The University of South Carolina’s College of Education is the first in the Southeast to integrate improvement science approaches into advanced degree coursework. Improvement science is user-centered and problem-centered approached to improving teaching and learning - basically, it's a method used to accelerate how a profession learns to improve itself.
"Within individual schools and school districts it's imperative to have a system in place that helps you identifiy obstacles and then offers the necessary know-how to make a reform plan spread faster and more effectively," said Thomas Hodges, associate dean of academic affairs. "It's also important for our graduate level students here at Carolina to be well versed in improvement science so they can help their employers implement the process."
Recently, the College of Education was invited to take part in a new Carnegie Foundation for the Advancement of Teaching initiative aimed at improving teacher preparation programs while addressing the needs of at-risk schools.
This fall, the Carnegie Foundation launched the iLEAD (Improvement Leadership Education and Development) initiative to enhance and extend the efforts of schools of education to incorporate Improvement Science methods and Networked Improvement Communities into their education doctoral programs. iLEAD helps institutions of higher education and their local school partners enact systematic improvement efforts, within their organizations and in partnership with one another. The USC College of Education chose to partner with the Center for Teaching Quality and Florence School District One to build upon the South Carolina Collective Leadership Initiative as a mechanism for school reform, particularly in rural, high-needs districts.

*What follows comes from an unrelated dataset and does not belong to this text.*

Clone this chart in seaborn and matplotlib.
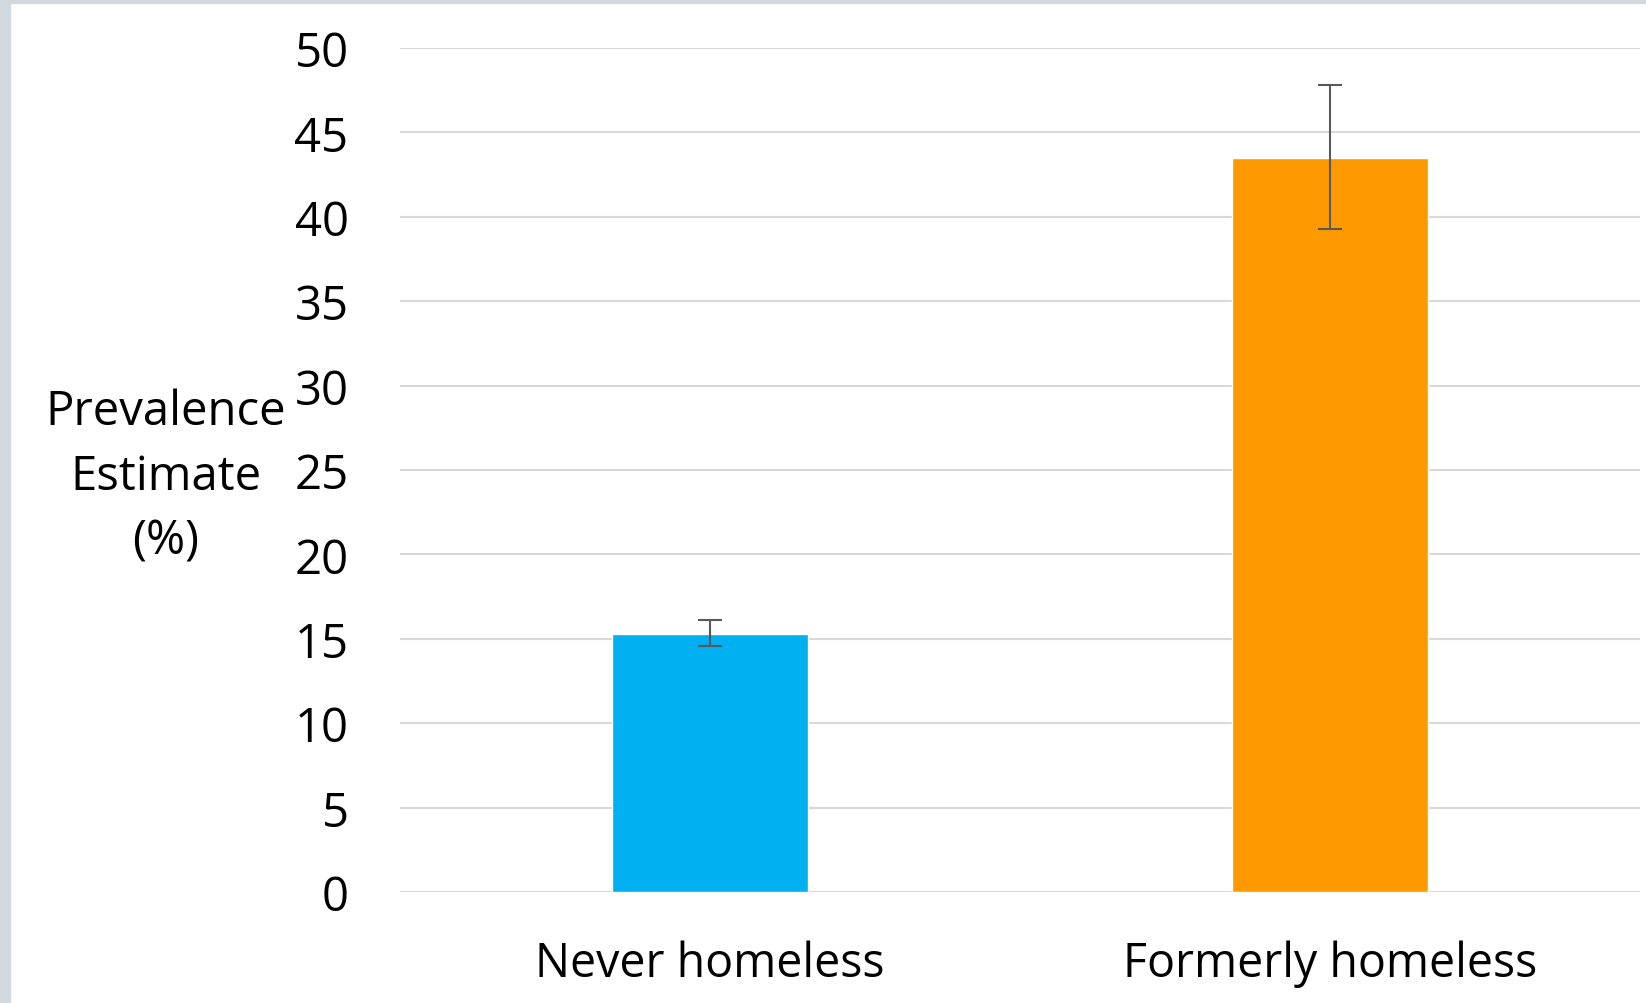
# --- Imports ---
import pandas as pd
import numpy as np
import matplotlib.pyplot as plt
import seaborn as sns
from matplotlib.patches import Rectangle

# --- Data ---
categories = ['Never homeless', 'Formerly homeless']
prevalence = [15.3, 43.5]
ci_low = [14.6, 39.3]
ci_high = [16.1, 47.8]
bar_colors = ['#00B0F0', '#FF9900']
y_ticks = [0, 5, 10, 15, 20, 25, 30, 35, 40, 45, 50]

df = pd.DataFrame({'group': categories, 'prevalence': prevalence})

# --- Style ---
sns.set_style("white")
plt.rcParams['font.family'] = ['Open Sans', 'DejaVu Sans']
plt.rcParams['text.color'] = 'black'
plt.rcParams['xtick.color'] = 'black'
plt.rcParams['ytick.color'] = 'black'
plt.rcParams['axes.labelcolor'] = 'black'

fig = plt.figure(figsize=(16.46, 10.04), dpi=100)
ax = fig.add_axes([400 / 1646, 1 - 893 / 1004, 1240 / 1646, (893 - 49) / 1004])

sns.barplot(data=df, x='group', y='prevalence', hue='group',
            palette=bar_colors, width=0.315, legend=False, ax=ax,
            saturation=1, zorder=2)

# --- Error bars ---
yerr = [np.array(prevalence) - np.array(ci_low), np.array(ci_high) - np.array(prevalence)]
ax.errorbar(x=range(len(categories)), y=prevalence, yerr=yerr, fmt='none',
            ecolor='#595959', elinewidth=1.5, capsize=8.5, capthick=1.5, zorder=3)

ax.set_ylim(0, 50)
ax.set_xlim(-0.5, 1.5)
ax.set_yticks(y_ticks)
ax.grid(axis='y', color='#d9d9d9', linewidth=1.5, zorder=0)
ax.set_axisbelow(True)
for s in ax.spines.values():
    s.set_visible(False)

ax.tick_params(axis='y', length=0, pad=37, labelsize=34)
ax.tick_params(axis='x', length=0, pad=34, labelsize=33.5)
ax.set_xlabel('')
ax.set_ylabel('Prevalence\nEstimate\n(%)', rotation=0, fontsize=34,
              ha='center', va='center', linespacing=1.48)
ax.yaxis.set_label_coords(-0.189, 0.493)

# --- Frame strips on the left and top ---
fig.patches.append(Rectangle((0, 0), 10 / 1646, 1, transform=fig.transFigure,
                             color='#d1d9de', zorder=5))
fig.patches.append(Rectangle((0, 1 - 4 / 1004), 1, 4 / 1004, transform=fig.transFigure,
                             color='#d1d9de', zorder=5))

plt.savefig('out.png', dpi=100)
plt.close()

Engagement with this project provides the USC College of Education with an opportunity to propel our teacher and leadership preparation programs forward, while addressing the local needs of schools and districts in South Carolina.- Thomas Hodges, associate dean
“Florence School District One has many unique challenges that face many rural districts,” says Kelvin Wymbs, Florence School District One assistant superintendent. “The teacher shortage that is occurring across the nation hampers our efforts to hire quality teachers in our schools. The persistent poverty that has become a symbol of the ‘Corridor of Shame’ forces us to not make excuses as we continually search for ways to improve the quality of life for our stakeholders.”
Over the next year, iLEAD participants, representing 11 universities and public school partners, will engage in four face-to-face meetings and online collaboration to:
- Build leadership, technical and social capacities for using improvement science in master’s and Ed.D. programs;
- Integrate and enhance coursework;
- Collaborate with other universities and the Carnegie Foundation on problems of practice, and embed that work into educational leadership preparation;
- Strengthen relations with local school districts by focusing on relevant and pressing needs; and
- Contribute to and draw from a “Teaching Commons” resource-bank of stellar courses and instructional resources.
“Engagement with this project provides the USC College of Education with an opportunity to propel our teacher and leadership preparation programs forward, while addressing the local needs of schools and districts in South Carolina,” says Thomas Hodges, associate dean for academic affairs. “This project continues our rich history of designing and delivering academic programs in partnership with P-12 schools and districts, ensuring that we develop leaders equipped to address the needs of children, families and communities."
Wymbs says the partnership between Florence School District One and the USC College of Education will improve the district by offering teachers professional development and personal advancement opportunities through the online Master of Education in Educational Administration and the Doctor of Education in curriculum and instruction.
“The knowledge gained from the potential impact of improvement science across our district will greatly impact student performance as we focus on improving the weaknesses throughout our organization,” Wymbs says.